Goal of the exercise: The listing below must be repeated word for word, with its images excluded.
[BEGIN Supplied material]
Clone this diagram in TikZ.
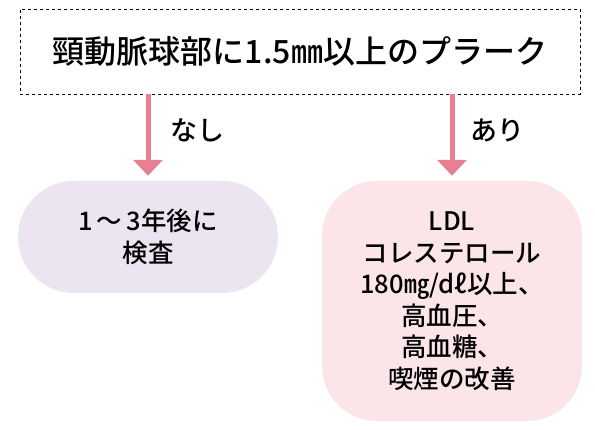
\documentclass[tikz,border=0pt]{standalone}
\usepackage{fontspec}
\usetikzlibrary{arrows.meta,positioning}
\newfontfamily\jpfont{Noto Sans CJK JP Medium}
\definecolor{arrowpink}{RGB}{233,128,146}
\definecolor{lavender}{RGB}{236,229,241}
\definecolor{blush}{RGB}{251,229,232}
\tikzset{
  choice/.style={font=\jpfont\fontsize{27}{31}\selectfont},
  stepbox/.style={align=center, inner sep=0pt, font=\jpfont\fontsize{25.5}{31.5}\selectfont},
  flowarrow/.style={draw=arrowpink, line width=5pt, -{Triangle[width=29pt,length=16pt]}, shorten >=5pt}
}

\begin{document}
\begin{tikzpicture}[x=1pt,y=1pt]
\useasboundingbox (0.000000, 0.000000) rectangle (595.000000, 429.000000);
% Drawing boxes
% Line 1: plaque question
\node[draw, dashed, line width=0.6pt, minimum width=560pt, minimum height=85pt, inner sep=0pt,
  font=\jpfont\fontsize{32}{36}\selectfont] (plaque) at (300.000000, 377.500000) {頸動脈球部に1.5㎜以上のプラーク};
% Line 2: no plaque
\node[stepbox, fill=lavender, rounded corners=55.9pt, minimum width=260pt, minimum height=112pt] (recheck) at (148.000000, 192.000000) {1\,～\,3年後に\\検査};
% Line 3: plaque
\node[stepbox, fill=blush, rounded corners=55pt, minimum width=260pt, minimum height=240pt] (improve) at (452.000000, 128.000000) {LDL\\コレステロール\\180㎎/dℓ以上、\\高血圧、\\高血糖、\\喫煙の改善};
% Done with boxes; drawing arrows
\draw[flowarrow] (plaque.south -| recheck.north) -- (recheck.north);
\draw[flowarrow] (plaque.south -| improve.north) -- (improve.north);
% Done with arrows; drawing labels
\node[choice] (nashi) at (197.000000, 299.000000) {なし};
\node[choice] (ari) at (497.000000, 299.000000) {あり};
% Done with labels
\end{tikzpicture}
\end{document}
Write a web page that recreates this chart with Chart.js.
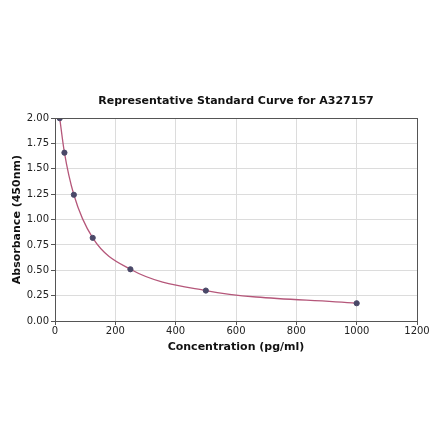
[END Supplied material]
Exercise answer:
Clone this diagram in TikZ.
\documentclass[tikz,border=0pt]{standalone}
\usepackage{fontspec}
\usetikzlibrary{arrows.meta,positioning}
\newfontfamily\jpfont{Noto Sans CJK JP Medium}
\definecolor{arrowpink}{RGB}{233,128,146}
\definecolor{lavender}{RGB}{236,229,241}
\definecolor{blush}{RGB}{251,229,232}
\tikzset{
  choice/.style={font=\jpfont\fontsize{27}{31}\selectfont},
  stepbox/.style={align=center, inner sep=0pt, font=\jpfont\fontsize{25.5}{31.5}\selectfont},
  flowarrow/.style={draw=arrowpink, line width=5pt, -{Triangle[width=29pt,length=16pt]}, shorten >=5pt}
}

\begin{document}
\begin{tikzpicture}[x=1pt,y=1pt]
\useasboundingbox (0.000000, 0.000000) rectangle (595.000000, 429.000000);
% Drawing boxes
% Line 1: plaque question
\node[draw, dashed, line width=0.6pt, minimum width=560pt, minimum height=85pt, inner sep=0pt,
  font=\jpfont\fontsize{32}{36}\selectfont] (plaque) at (300.000000, 377.500000) {頸動脈球部に1.5㎜以上のプラーク};
% Line 2: no plaque
\node[stepbox, fill=lavender, rounded corners=55.9pt, minimum width=260pt, minimum height=112pt] (recheck) at (148.000000, 192.000000) {1\,～\,3年後に\\検査};
% Line 3: plaque
\node[stepbox, fill=blush, rounded corners=55pt, minimum width=260pt, minimum height=240pt] (improve) at (452.000000, 128.000000) {LDL\\コレステロール\\180㎎/dℓ以上、\\高血圧、\\高血糖、\\喫煙の改善};
% Done with boxes; drawing arrows
\draw[flowarrow] (plaque.south -| recheck.north) -- (recheck.north);
\draw[flowarrow] (plaque.south -| improve.north) -- (improve.north);
% Done with arrows; drawing labels
\node[choice] (nashi) at (197.000000, 299.000000) {なし};
\node[choice] (ari) at (497.000000, 299.000000) {あり};
% Done with labels
\end{tikzpicture}
\end{document}
Write a web page that recreates this chart with Chart.js.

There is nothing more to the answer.